Each of them is accompanied by an apparently authentic but actually quite
erroneous reference to a mishnah or baraita from Avot.
The
statements listed above are all capable of being construed in accordance with
the words of our sages. Some resonate with teachings from Avot and might be
described as generalisations or paraphrases based upon them. At least one of
them has a source in Jewish literature: you won’t find “He who finds a friend
finds a treasure” at its quoted source, Avot 6:6—the baraita that lists the 48
ways of acquiring Torah—but you will find it in Ben Sira (a.k.a. Ecclesiasticus)
6:14. Others may be traced to other traditions. Thus “A good deed is
never lost” will not be found at its stated location in Avot 4:17 but in the writings
of St Basil of Cappadocia (330-379 CE).
I am at a loss to understand the objective of this exercise.
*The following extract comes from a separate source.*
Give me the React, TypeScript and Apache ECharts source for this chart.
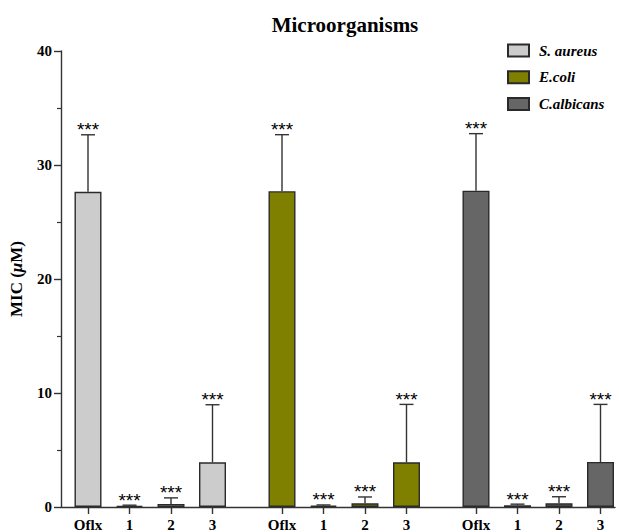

The statements listed above could just have easily been published without the
attribution of any sources. Avot is already the go-to place for people who want
to sound wise when quoting something but don’t know where it comes from. The
most frequent example of this is the aphorism derech eretz kodmah leTorah (“good
behaviour precedes the Torah”), which comes from midrash sources. Another example
is Talmud Torah keneged kulam (meaning that the study of Torah is of
equivalent value to the aggregated performance of all other mitzvot), from Shabbat
127a; Pe’ah 1:1. Is it just sloppiness,
indifference, or a need to sound more scholarly than one is?